## EXTRACTED ENTRIES

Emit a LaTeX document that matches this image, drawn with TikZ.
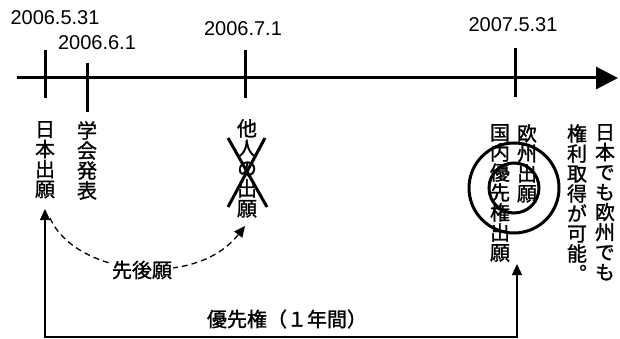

--

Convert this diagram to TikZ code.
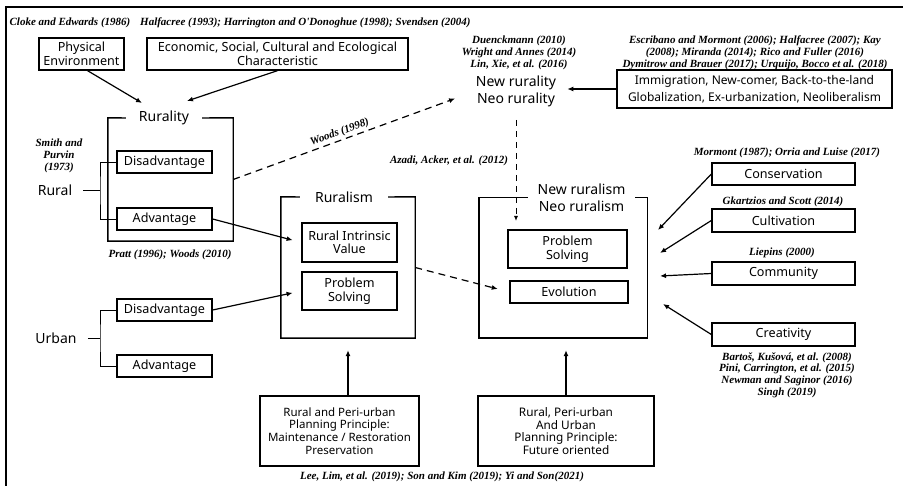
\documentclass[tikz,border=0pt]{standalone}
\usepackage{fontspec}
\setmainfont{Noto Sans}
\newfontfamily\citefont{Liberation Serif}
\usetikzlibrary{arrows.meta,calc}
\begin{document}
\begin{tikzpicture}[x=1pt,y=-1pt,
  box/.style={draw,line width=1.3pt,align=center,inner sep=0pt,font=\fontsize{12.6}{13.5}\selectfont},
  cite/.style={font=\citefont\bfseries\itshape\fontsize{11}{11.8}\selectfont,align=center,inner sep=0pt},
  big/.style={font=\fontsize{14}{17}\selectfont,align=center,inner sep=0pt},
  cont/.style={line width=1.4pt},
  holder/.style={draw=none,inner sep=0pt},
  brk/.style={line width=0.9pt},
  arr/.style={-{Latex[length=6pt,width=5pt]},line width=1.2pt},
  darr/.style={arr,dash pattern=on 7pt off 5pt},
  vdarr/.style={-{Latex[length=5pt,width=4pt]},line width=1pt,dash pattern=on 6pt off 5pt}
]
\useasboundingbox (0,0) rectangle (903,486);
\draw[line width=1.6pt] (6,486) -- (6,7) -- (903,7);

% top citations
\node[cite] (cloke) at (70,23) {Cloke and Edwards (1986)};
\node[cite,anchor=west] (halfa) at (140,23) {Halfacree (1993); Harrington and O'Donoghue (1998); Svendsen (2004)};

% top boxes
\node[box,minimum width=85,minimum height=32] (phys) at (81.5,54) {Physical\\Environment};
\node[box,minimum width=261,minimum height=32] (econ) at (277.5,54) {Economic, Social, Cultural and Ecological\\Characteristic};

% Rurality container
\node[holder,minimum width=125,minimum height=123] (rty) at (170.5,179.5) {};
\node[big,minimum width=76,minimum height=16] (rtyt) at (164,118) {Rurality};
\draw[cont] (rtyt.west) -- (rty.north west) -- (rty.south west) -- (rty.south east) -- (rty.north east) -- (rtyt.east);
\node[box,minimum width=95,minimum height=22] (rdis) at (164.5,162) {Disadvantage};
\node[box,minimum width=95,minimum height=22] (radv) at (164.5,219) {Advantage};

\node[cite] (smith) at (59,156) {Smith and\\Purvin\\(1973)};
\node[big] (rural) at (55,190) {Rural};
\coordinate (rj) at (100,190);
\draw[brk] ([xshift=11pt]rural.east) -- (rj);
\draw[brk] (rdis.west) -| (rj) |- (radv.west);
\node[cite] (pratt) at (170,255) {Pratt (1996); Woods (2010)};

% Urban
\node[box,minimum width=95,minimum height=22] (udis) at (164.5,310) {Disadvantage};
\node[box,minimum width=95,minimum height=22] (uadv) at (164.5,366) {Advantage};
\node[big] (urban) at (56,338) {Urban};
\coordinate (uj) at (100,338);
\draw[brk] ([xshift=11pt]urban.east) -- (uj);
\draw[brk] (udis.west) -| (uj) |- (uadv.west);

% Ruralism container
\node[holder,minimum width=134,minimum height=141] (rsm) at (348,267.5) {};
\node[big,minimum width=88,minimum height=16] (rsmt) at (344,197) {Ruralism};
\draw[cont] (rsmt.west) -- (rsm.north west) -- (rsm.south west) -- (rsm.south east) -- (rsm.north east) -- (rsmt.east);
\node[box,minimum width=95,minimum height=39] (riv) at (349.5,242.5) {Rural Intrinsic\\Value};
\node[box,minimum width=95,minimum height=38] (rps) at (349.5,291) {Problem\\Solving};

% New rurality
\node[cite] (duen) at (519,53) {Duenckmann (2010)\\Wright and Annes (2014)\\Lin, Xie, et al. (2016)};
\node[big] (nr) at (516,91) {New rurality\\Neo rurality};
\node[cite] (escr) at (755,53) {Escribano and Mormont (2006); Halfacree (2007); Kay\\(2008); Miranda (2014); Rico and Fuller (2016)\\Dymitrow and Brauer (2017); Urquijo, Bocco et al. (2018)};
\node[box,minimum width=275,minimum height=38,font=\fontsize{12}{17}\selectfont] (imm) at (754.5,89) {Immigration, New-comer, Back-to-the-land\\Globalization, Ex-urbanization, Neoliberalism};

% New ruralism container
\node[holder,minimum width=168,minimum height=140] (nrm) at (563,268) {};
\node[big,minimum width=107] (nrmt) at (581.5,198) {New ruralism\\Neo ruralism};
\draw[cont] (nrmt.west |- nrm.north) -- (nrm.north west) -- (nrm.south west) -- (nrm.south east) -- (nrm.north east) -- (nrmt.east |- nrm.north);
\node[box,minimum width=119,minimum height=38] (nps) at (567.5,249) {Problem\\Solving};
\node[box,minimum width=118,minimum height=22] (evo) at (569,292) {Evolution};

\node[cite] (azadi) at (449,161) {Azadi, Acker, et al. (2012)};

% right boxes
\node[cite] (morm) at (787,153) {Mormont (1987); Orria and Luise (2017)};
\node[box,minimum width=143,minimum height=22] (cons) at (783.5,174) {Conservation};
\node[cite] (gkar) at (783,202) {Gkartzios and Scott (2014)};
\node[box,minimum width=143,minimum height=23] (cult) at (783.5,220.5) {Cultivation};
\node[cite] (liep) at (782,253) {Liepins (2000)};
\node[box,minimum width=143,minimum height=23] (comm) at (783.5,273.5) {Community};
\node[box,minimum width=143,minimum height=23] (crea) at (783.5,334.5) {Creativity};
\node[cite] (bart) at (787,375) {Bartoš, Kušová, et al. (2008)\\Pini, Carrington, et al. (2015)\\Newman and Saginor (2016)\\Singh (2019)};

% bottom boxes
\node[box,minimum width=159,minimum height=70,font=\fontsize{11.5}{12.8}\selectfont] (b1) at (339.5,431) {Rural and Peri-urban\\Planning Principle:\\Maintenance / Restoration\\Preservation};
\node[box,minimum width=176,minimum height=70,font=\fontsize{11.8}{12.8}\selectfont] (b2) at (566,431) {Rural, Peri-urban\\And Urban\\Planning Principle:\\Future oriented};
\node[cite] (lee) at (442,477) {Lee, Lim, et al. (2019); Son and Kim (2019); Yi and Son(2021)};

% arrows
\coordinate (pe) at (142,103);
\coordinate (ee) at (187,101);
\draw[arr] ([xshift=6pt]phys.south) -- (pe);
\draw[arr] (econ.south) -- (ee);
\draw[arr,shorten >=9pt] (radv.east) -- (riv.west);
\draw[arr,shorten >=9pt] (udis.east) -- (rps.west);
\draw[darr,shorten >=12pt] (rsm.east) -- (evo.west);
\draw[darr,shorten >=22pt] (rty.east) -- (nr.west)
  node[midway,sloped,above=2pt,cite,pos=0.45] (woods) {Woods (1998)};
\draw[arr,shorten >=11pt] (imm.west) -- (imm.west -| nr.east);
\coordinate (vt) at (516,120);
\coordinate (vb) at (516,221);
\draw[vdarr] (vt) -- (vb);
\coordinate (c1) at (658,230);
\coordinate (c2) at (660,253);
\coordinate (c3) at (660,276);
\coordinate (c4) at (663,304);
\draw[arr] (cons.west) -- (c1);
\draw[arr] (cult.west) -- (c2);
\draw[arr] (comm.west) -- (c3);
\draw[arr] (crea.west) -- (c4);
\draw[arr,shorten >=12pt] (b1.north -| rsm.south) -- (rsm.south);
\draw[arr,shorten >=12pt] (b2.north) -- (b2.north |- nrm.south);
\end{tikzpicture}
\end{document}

...

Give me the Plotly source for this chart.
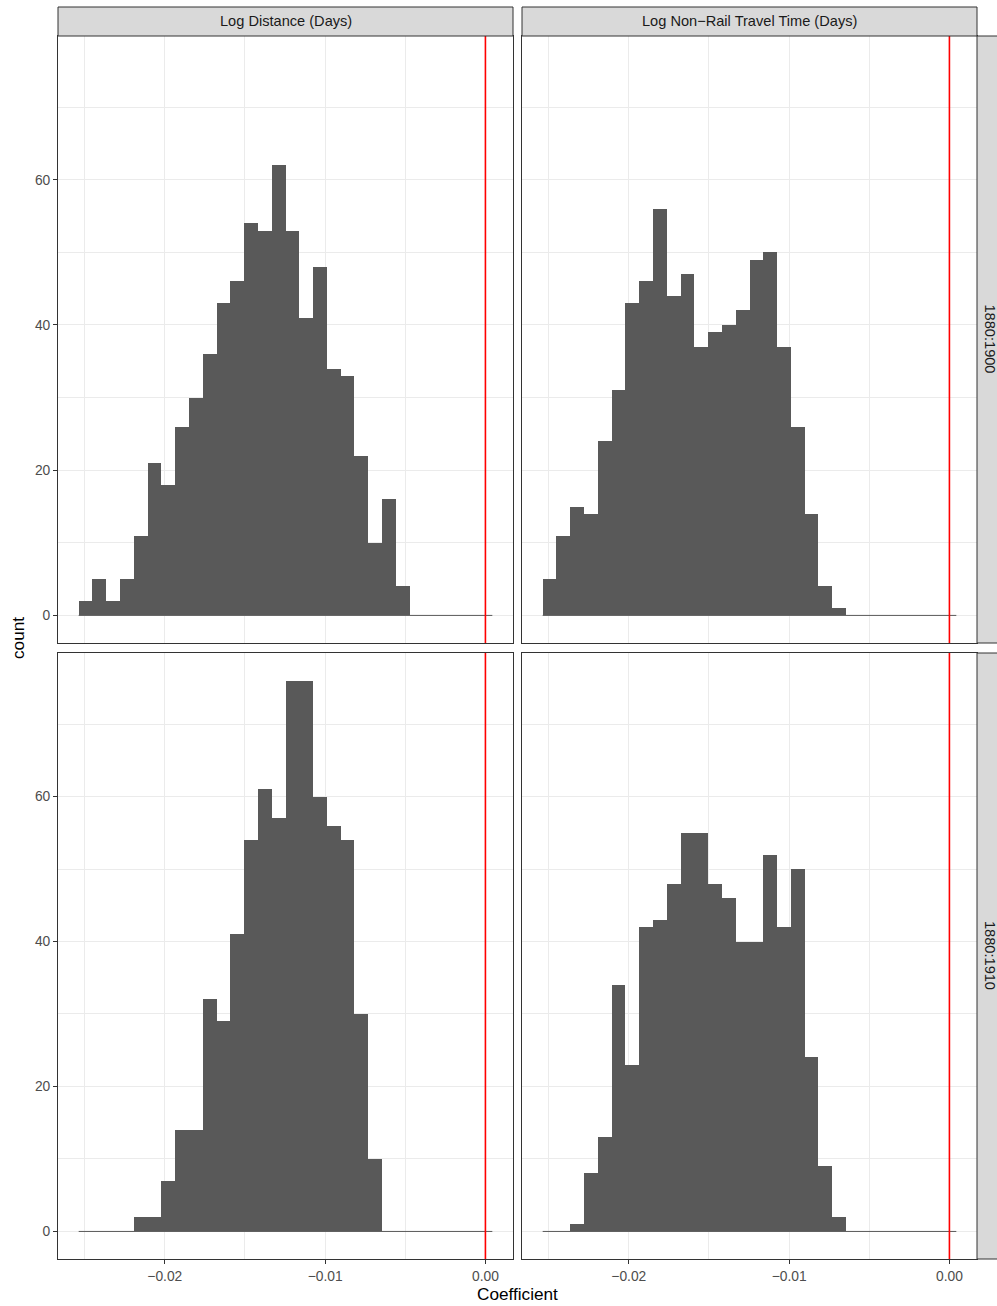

## REQUIREMENT
Each line that contains the string "this" counts once; report how many such lines the entries have, giving only the number.

## RESPONSE TO THE EXERCISE
3